A sermon on John 12: 20-33

In today’s scripture I could not escape the notion that God was sharing this scripture for one line: “Very truly, I tell you, unless a grain of wheat falls into the earth and dies, it remains just a single grain; but if it dies, it bears much fruit.”  I knew going into Holy week starting next Sunday we might need the reminder that new life comes out of death – that’s the only way to hang on through Good Friday until Easter.

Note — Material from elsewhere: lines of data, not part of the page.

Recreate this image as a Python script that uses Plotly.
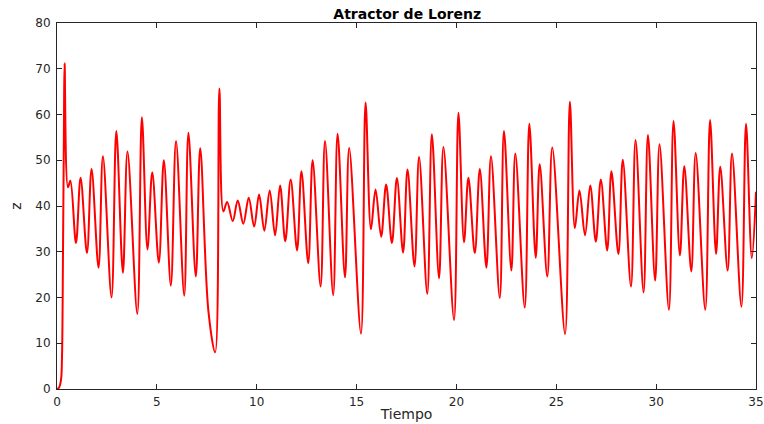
import plotly.graph_objects as go

# Time (s) and z values (extrema and key points)
tiempo = [0.0, 0.1, 0.2, 0.25, 0.3, 0.35, 0.38, 0.55, 0.67, 0.95, 1.18, 1.5, 1.73, 2.08, 2.3,
          2.73, 2.97, 3.3, 3.53, 4.02, 4.25, 4.53, 4.77, 5.1, 5.35, 5.7, 5.96,
          6.37, 6.58, 6.95, 7.17, 7.58, 7.92, 8.13, 8.33, 8.52, 8.8, 9.05, 9.33, 9.6,
          9.87, 10.12, 10.38, 10.65, 10.92, 11.17, 11.43, 11.7, 12.02, 12.24,
          12.58, 12.8, 13.2, 13.42, 13.83, 14.05, 14.42, 14.63, 15.22, 15.45, 15.72,
          15.95, 16.23, 16.48, 16.77, 17.02, 17.33, 17.55, 17.9, 18.13, 18.54,
          18.77, 19.13, 19.35, 19.88, 20.1, 20.38, 20.6, 20.92, 21.17, 21.5, 21.73,
          22.17, 22.38, 22.75, 22.95, 23.42, 23.65, 23.97, 24.17, 24.55, 24.8,
          25.44, 25.68, 25.93, 26.16, 26.44, 26.7, 26.98, 27.23, 27.55, 27.76,
          28.11, 28.33, 28.74, 28.97, 29.37, 29.59, 29.95, 30.17, 30.64, 30.87,
          31.19, 31.41, 31.76, 31.98, 32.46, 32.7, 33.0, 33.21, 33.58, 33.8,
          34.27, 34.5, 34.79, 35.0]
z_vals = [0.0, 0.3, 2.0, 7.0, 29.6, 58.8, 71.2, 44.1, 45.5, 31.9, 46.2, 29.7, 48.1, 26.5, 50.9,
          20.0, 56.4, 25.4, 51.9, 16.4, 59.4, 30.5, 47.4, 27.6, 50.0, 22.6, 54.2,
          20.4, 56.0, 24.6, 52.6, 17.1, 8.0, 65.7, 38.8, 40.9, 36.7, 41.2, 36.1, 41.8,
          35.5, 42.5, 34.6, 43.4, 33.6, 44.5, 32.3, 45.8, 30.3, 47.6,
          27.5, 50.0, 22.4, 54.2, 20.5, 55.8, 24.4, 52.7, 12.1, 62.6, 34.9,
          43.6, 33.3, 44.7, 31.9, 46.1, 29.8, 48.0, 26.8, 50.7, 20.8,
          55.7, 24.2, 52.9, 15.1, 60.4, 32.1, 46.2, 29.7, 48.1, 26.5, 50.9,
          19.9, 56.4, 25.9, 51.5, 17.8, 58.0, 28.7, 49.1, 24.6, 52.8,
          12.0, 62.8, 35.2, 43.4, 33.6, 44.5, 32.2, 45.8, 30.3, 47.6,
          29.5, 50.1, 22.4, 54.4, 21.1, 55.5, 23.7, 53.5, 17.3, 58.6,
          29.2, 48.7, 25.7, 51.6, 17.3, 58.8, 29.5, 48.6, 25.9, 51.5,
          18.0, 58.0, 28.6, 43.1]

x_ticks = [0, 5, 10, 15, 20, 25, 30, 35]
y_ticks = [0, 10, 20, 30, 40, 50, 60, 70, 80]

FONT = "DejaVu Sans"

fig = go.Figure()
fig.add_trace(go.Scatter(x=tiempo, y=z_vals, mode="lines",
                         line=dict(color="#ff0000", width=2, shape="spline", smoothing=1.0),
                         showlegend=False))

axis_common = dict(showgrid=False, zeroline=False, showline=True, linecolor="#262626",
                   linewidth=1, mirror="allticks", ticks="inside", ticklen=5,
                   tickcolor="#262626", automargin=False,
                   tickfont=dict(size=12, color="#262626", family=FONT))

fig.update_layout(
    width=764, height=424,
    margin=dict(l=57, r=8, t=23, b=35),
    paper_bgcolor="white", plot_bgcolor="white",
    font=dict(family=FONT, color="#262626"),
    title=dict(text="<b>Atractor de Lorenz</b>", x=0.533, xanchor="center",
               y=0.967, yanchor="middle", yref="container",
               font=dict(size=14, color="black", family=FONT)),
    xaxis=dict(range=[0, 35], tickvals=x_ticks, ticklabelstandoff=2,
               title=dict(text="Tiempo", standoff=0, font=dict(size=14, family=FONT)),
               **axis_common),
    yaxis=dict(range=[0, 80], tickvals=y_ticks, ticklabelstandoff=3,
               title=dict(text="z", standoff=10, font=dict(size=14, family=FONT)),
               **axis_common),
)

fig.write_html("out.html")
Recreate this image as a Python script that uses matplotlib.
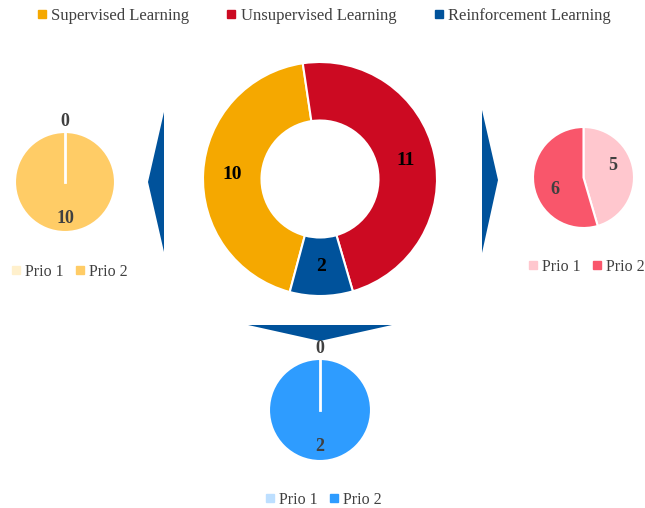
import matplotlib.pyplot as plt
from matplotlib.patches import Polygon
from matplotlib.lines import Line2D
import numpy as np

plt.rcParams['font.family'] = ['Liberation Serif', 'DejaVu Serif']

W, H = 645, 508

# data
categories = ['Supervised Learning', 'Unsupervised Learning', 'Reinforcement Learning']
totals = [10, 11, 2]
prio_labels = ['Prio 1', 'Prio 2']
supervised_prio = [0, 10]
unsupervised_prio = [5, 6]
reinforcement_prio = [0, 2]

main_colors = ['#F5A800', '#CC0A22', '#00529B']
sup_colors = ['#FFF0CC', '#FFCC66']
unsup_colors = ['#FFC7CE', '#F9566B']
reinf_colors = ['#BDDFFF', '#2E9CFF']
arrow_color = '#00529B'
label_gray = '#404040'

fig = plt.figure(figsize=(W / 100, H / 100), dpi=100)

# background axes in pixel coords for the arrow shapes
bg = fig.add_axes([0, 0, 1, 1])
bg.set_xlim(0, W)
bg.set_ylim(H, 0)
bg.axis('off')


def pie_axes(cx, cy, r):
    return fig.add_axes([(cx - r) / W, (H - cy - r) / H, 2 * r / W, 2 * r / H])


def draw_pie(ax, values, colors, start, label_r, zero_r, color, size,
             shift=0, width=None):
    wedges, _ = ax.pie(values, colors=colors, startangle=start,
                       counterclock=False,
                       wedgeprops=dict(edgecolor='white', linewidth=1.5,
                                       width=width))
    ax.set_xlim(-1, 1)
    ax.set_ylim(-1, 1)
    for w, v in zip(wedges, values):
        mid = np.deg2rad((w.theta1 + w.theta2) / 2 + shift)
        if v == 0:
            # empty slice still shows as a white separator line
            ax.plot([0, np.cos(mid)], [0, np.sin(mid)], color='white',
                    lw=2, zorder=5)
            d = zero_r
        else:
            d = label_r
        ax.text(d * np.cos(mid), d * np.sin(mid), str(v), ha='center',
                va='center', fontsize=size, fontweight='bold', color=color)


def prio_legend(colors, x, y):
    handles = [Line2D([], [], marker='s', ls='none', color=c, markersize=6)
               for c in colors]
    fig.legend(handles, prio_labels, loc='center',
               bbox_to_anchor=(x / W, 1 - y / H), ncol=2, frameon=False,
               fontsize=11.5, handlelength=0.5, handletextpad=0.3,
               columnspacing=0.8, labelcolor=label_gray)


# donut
ax = pie_axes(320, 179, 117)
draw_pie(ax, totals, main_colors, -105, 0.75, 0.75, 'black', 14, width=0.5)

# sub pies
ax = pie_axes(65, 182, 50)
draw_pie(ax, supervised_prio, sup_colors, 90, 0.72, 1.22, label_gray, 13)

ax = pie_axes(583.5, 177.5, 50.5)
draw_pie(ax, unsupervised_prio, unsup_colors, 90, 0.62, 1.2, label_gray, 13,
         shift=15)

ax = pie_axes(320, 410, 51)
draw_pie(ax, reinforcement_prio, reinf_colors, 90, 0.72, 1.2, label_gray, 13)

# arrows
for pts in [[(164, 112), (148, 182), (164, 252)],
            [(482, 110), (498, 180), (482, 253)],
            [(248, 325), (392, 325), (320, 341)]]:
    bg.add_patch(Polygon(pts, closed=True, color=arrow_color, lw=0))

# legends
handles = [Line2D([], [], marker='s', ls='none', color=c, markersize=5.5)
           for c in main_colors]
fig.legend(handles, categories, loc='center',
           bbox_to_anchor=(324 / W, 1 - 16 / H), ncol=3, frameon=False,
           fontsize=12, handlelength=0.5, handletextpad=0.3,
           columnspacing=2.3, labelcolor=label_gray)

prio_legend(sup_colors, 70, 272)
prio_legend(unsup_colors, 587, 267)
prio_legend(reinf_colors, 324, 500)

fig.savefig('out.png', dpi=100)
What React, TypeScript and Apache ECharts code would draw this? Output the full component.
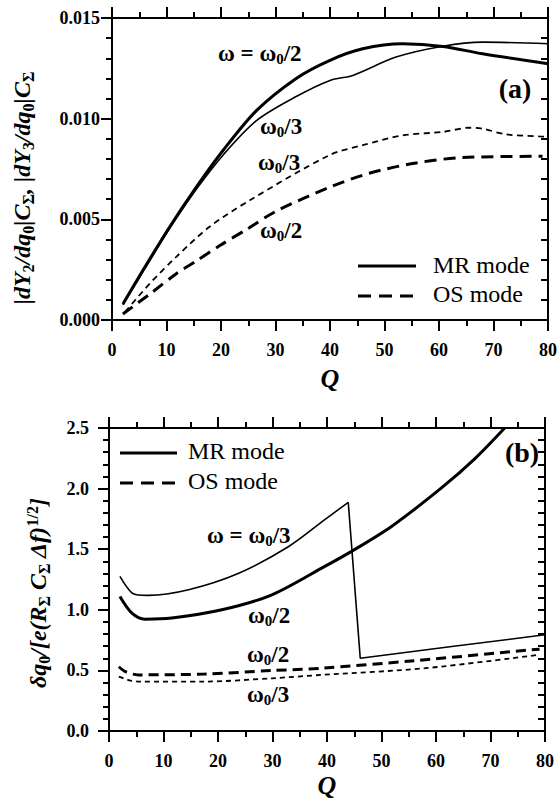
import React, { useEffect, useRef } from "react";
import * as echarts from "echarts";

// ---------- data ----------
// Panel (a): |dY/dq0| C_Sigma vs Q
const topMR2: [number, number][] = [[2, 0.0008], [5.7, 0.00248], [10.6, 0.00463], [15.5, 0.00661], [20.4, 0.00843], [26.5, 0.0104], [33.8, 0.012], [40, 0.0129], [46, 0.01347], [53.3, 0.01372], [60.7, 0.01359], [68, 0.01322], [80, 0.01273]];
const topMR3: [number, number][] = [[2, 0.00075], [5.7, 0.0024], [10.6, 0.00455], [15.5, 0.0065], [20.4, 0.0082], [26.5, 0.0099], [33.8, 0.0111], [40, 0.0119], [44.2, 0.01215], [52.1, 0.01306], [60.7, 0.0136], [68, 0.0138], [80, 0.01372]];
const topOS3: [number, number][] = [[2.4, 0.0004], [7, 0.00183], [11.8, 0.00314], [17.9, 0.00463], [25.3, 0.00595], [40, 0.0082], [46, 0.00868], [53.3, 0.00917], [60.7, 0.00934], [65.6, 0.00955], [68, 0.0095], [72.3, 0.00922], [78.4, 0.00912], [80, 0.0091]];
const topOS2: [number, number][] = [[2, 0.0003], [7, 0.0013], [11.8, 0.0023], [15.3, 0.0029], [19.8, 0.0037], [24.7, 0.0045], [30.1, 0.0054], [40, 0.0066], [47.2, 0.00729], [55.8, 0.0078], [64.3, 0.00807], [79, 0.00813]];

// Panel (b): delta q0 / [e (R C Δf)^1/2] vs Q
const botMR3: [number, number][] = [[2, 1.276], [4.2, 1.14], [6, 1.12], [7.2, 1.119], [14.6, 1.166], [23.7, 1.3], [32.9, 1.52], [39.6, 1.744], [43.9, 1.887], [46.1, 0.6], [62.9, 0.697], [80, 0.794]];
const botMR3PeakIndex = 8;
const botMR2: [number, number][] = [[2, 1.11], [4.2, 0.973], [6.6, 0.923], [11.5, 0.932], [20.7, 1.0], [29.9, 1.124], [39.6, 1.358], [44.5, 1.482], [51.9, 1.69], [61, 2.006], [67.2, 2.25], [72.6, 2.5]];
const botOS2: [number, number][] = [[1.8, 0.53], [3, 0.49], [5.4, 0.463], [17.6, 0.47], [29.9, 0.499], [39, 0.518], [56.1, 0.58], [77.6, 0.67], [79, 0.675]];
const botOS3: [number, number][] = [[1.8, 0.449], [4, 0.415], [5.4, 0.408], [17.6, 0.408], [29.9, 0.435], [39, 0.463], [58, 0.518], [78.8, 0.628]];

// axes
const qRange = [0, 80];
const qStep = 10;
const topRange = [0, 0.015];
const topStep = 0.005;
const botRange = [0, 2.5];
const botStep = 0.5;

const SERIF = "Liberation Serif";

const richBase = (size: number, weight: string, style: string) => ({
  n: { fontSize: size, fontFamily: SERIF, fontWeight: weight, fontStyle: style, lineHeight: size + 4, verticalAlign: "middle", fill: "#000" },
  s: { fontSize: Math.round(size * 0.65), fontFamily: SERIF, fontWeight: weight, fontStyle: "normal", lineHeight: Math.round(size * 0.6), verticalAlign: "bottom", fill: "#000" },
  p: { fontSize: Math.round(size * 0.65), fontFamily: SERIF, fontWeight: weight, fontStyle: "normal", lineHeight: Math.round(size * 0.6), verticalAlign: "top", fill: "#000" },
});

function label(x: number, y: number, text: string, size = 23): any {
  return { type: "text", x, y, style: { text, rich: richBase(size, "bold", "normal"), align: "left", verticalAlign: "middle" } };
}

function plainText(x: number, y: number, text: string, size: number, weight: string, fstyle: string, align = "left"): any {
  return { type: "text", x, y, style: { text, fill: "#000", fontSize: size, fontFamily: SERIF, fontWeight: weight, fontStyle: fstyle, align, verticalAlign: "middle" } };
}

function legendLine(x1: number, x2: number, y: number, dash: number[] | null): any {
  const style: any = { stroke: "#000", lineWidth: 3 };
  if (dash) style.lineDash = dash;
  return { type: "line", shape: { x1, y1: y, x2, y2: y }, style };
}

function xAxisDef(gridIndex: number, pos: string, showLabel: boolean): any {
  return {
    gridIndex,
    type: "value",
    position: pos,
    min: qRange[0],
    max: qRange[1],
    interval: qStep,
    axisLine: { show: true, onZero: false },
    axisTick: { show: true, length: 11, lineStyle: { color: "#000", width: 2 } },
    minorTick: { show: true, splitNumber: 2, length: 6, lineStyle: { color: "#000", width: 2 } },
    splitLine: { show: false },
    axisLabel: showLabel
      ? { show: true, margin: 21, color: "#000", fontSize: 18, fontWeight: "bold", fontFamily: SERIF }
      : { show: false },
  };
}

function yAxisDef(gridIndex: number, pos: string, range: number[], step: number, digits: number, margin: number): any {
  const left = pos === "left";
  return {
    gridIndex,
    type: "value",
    position: pos,
    min: range[0],
    max: range[1],
    interval: step,
    axisLine: { show: true, onZero: false },
    axisTick: { show: true, inside: !left, length: left ? 11 : 7, lineStyle: { color: "#000", width: 2 } },
    minorTick: { show: true, splitNumber: 5, length: left ? 6 : 7, lineStyle: { color: "#000", width: 2 } },
    splitLine: { show: false },
    axisLabel: left
      ? { show: true, margin, color: "#000", fontSize: 18, fontWeight: "bold", fontFamily: SERIF, formatter: (v: number) => v.toFixed(digits) }
      : { show: false },
  };
}

function line(name: string, data: [number, number][], width: number, dash: number[] | null, xi: number, yi: number, smooth: boolean | number = 0.3): any {
  return {
    type: "line",
    name,
    data,
    xAxisIndex: xi,
    yAxisIndex: yi,
    showSymbol: false,
    symbol: "none",
    smooth,
    lineStyle: { color: "#000", width, type: dash || "solid" },
  };
}

export default function App() {
  const ref = useRef<HTMLDivElement>(null);
  useEffect(() => {
    document.body.style.margin = "0";
    if (!ref.current) return;
    const chart = echarts.init(ref.current, null, { renderer: "svg" });
    const gridFrame = { show: true, borderColor: "#000", borderWidth: 2, backgroundColor: "transparent", z: 3 };
    const option: any = {
      animation: false,
      backgroundColor: "#fff",
      grid: [
        { ...gridFrame, left: 112, top: 18, width: 437, height: 302 },
        { ...gridFrame, left: 109, top: 428, width: 436, height: 303 },
      ],
      xAxis: [xAxisDef(0, "bottom", true), xAxisDef(0, "top", false), xAxisDef(1, "bottom", true), xAxisDef(1, "top", false)],
      yAxis: [
        yAxisDef(0, "left", topRange, topStep, 3, 12),
        yAxisDef(0, "right", topRange, topStep, 3, 12),
        yAxisDef(1, "left", botRange, botStep, 1, 20),
        yAxisDef(1, "right", botRange, botStep, 1, 20),
      ],
      series: [
        line("MR ω0/2 (a)", topMR2, 3, null, 0, 0),
        line("MR ω0/3 (a)", topMR3, 1.6, null, 0, 0),
        line("OS ω0/3 (a)", topOS3, 1.8, [6, 4.5], 0, 0),
        line("OS ω0/2 (a)", topOS2, 3, [12, 7], 0, 0),
        line("MR ω0/3 (b) rise", botMR3.slice(0, botMR3PeakIndex + 1), 1.6, null, 2, 2),
        line("MR ω0/3 (b) drop", botMR3.slice(botMR3PeakIndex), 1.6, null, 2, 2, false),
        line("MR ω0/2 (b)", botMR2, 3, null, 2, 2),
        line("OS ω0/2 (b)", botOS2, 3, [10, 6], 2, 2),
        line("OS ω0/3 (b)", botOS3, 1.8, [5, 4], 2, 2),
      ],
      graphic: [
        label(218, 53, "{n|ω = ω}{s|0}{n|/2}"),
        label(260, 126, "{n|ω}{s|0}{n|/3}"),
        label(258, 162, "{n|ω}{s|0}{n|/3}"),
        label(260, 230, "{n|ω}{s|0}{n|/2}"),
        plainText(515, 88, "(a)", 28, "bold", "normal", "center"),
        legendLine(358, 416, 266, null),
        legendLine(358, 416, 296, [13, 8]),
        plainText(433, 265, "MR mode", 24, "normal", "normal"),
        plainText(433, 294, "OS mode", 24, "normal", "normal"),
        label(207, 535, "{n|ω = ω}{s|0}{n|/3}"),
        label(248, 615, "{n|ω}{s|0}{n|/2}"),
        label(247, 654, "{n|ω}{s|0}{n|/2}"),
        label(247, 694, "{n|ω}{s|0}{n|/3}"),
        plainText(522, 452, "(b)", 28, "bold", "normal", "center"),
        legendLine(120, 177, 453, null),
        legendLine(120, 177, 483, [13, 8]),
        plainText(188, 451, "MR mode", 24, "normal", "normal"),
        plainText(188, 481, "OS mode", 24, "normal", "normal"),
        plainText(330, 378, "Q", 26, "bold", "italic", "center"),
        plainText(327, 785, "Q", 26, "bold", "italic", "center"),
        {
          type: "text",
          x: 22,
          y: 188,
          rotation: Math.PI / 2,
          style: {
            text: "{n||dY}{s|2}{n|/dq}{s|0}{n||C}{s|Σ}{n|, |dY}{s|3}{n|/dq}{s|0}{n||C}{s|Σ}",
            rich: richBase(24, "bold", "italic"),
            align: "center",
            verticalAlign: "middle",
          },
        },
        {
          type: "text",
          x: 38,
          y: 593,
          rotation: Math.PI / 2,
          style: {
            text: "{n|δq}{s|0}{n|/[e(R}{s|Σ}{n| C}{s|Σ}{n| Δf)}{p|1/2}{n|]}",
            rich: richBase(24, "bold", "italic"),
            align: "center",
            verticalAlign: "middle",
          },
        },
      ],
    };
    chart.setOption(option);
    return () => chart.dispose();
  }, []);
  return <div ref={ref} style={{ width: 560, height: 800 }} />;
}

And so it was that Parker Palmer in our reading on Thursday had our sermon for this week in chapter six – the sermon that you may need to hear and I definitely needed:

“In my own experience of autumn, I am rarely aware that seeds are being planted.  Instead my mind is on the fact that the green growth of summer is browning and beginning to die.  My delight in autumn colors is always tinged with melancholy, a sense of impending loss that is only heightened by the beauty all around. I am drawn down by the prospect of death more than I am lifted by the hope of new life. 

“But as I explore autumn’s paradox of dying and seeding, I feel the power of metaphor.  In the autumnal events of my own experience, I am easily fixated on surface appearances—on the decline of meaning, the decay of relationships, the death of a work.  And yet, if I look more deeply, I may see myriad possibilities being planted to bear fruit in some season yet to come.”

In my own autumnal events, I too focus on the dying, just as Jesus’ disciples could only focus on the dying – this is natural.  Normal.  Don’t beat yourself up about it if you are there too.  But our focus on dying is why we have the season of lent just before Easter – to remind us that there is far more to it than that.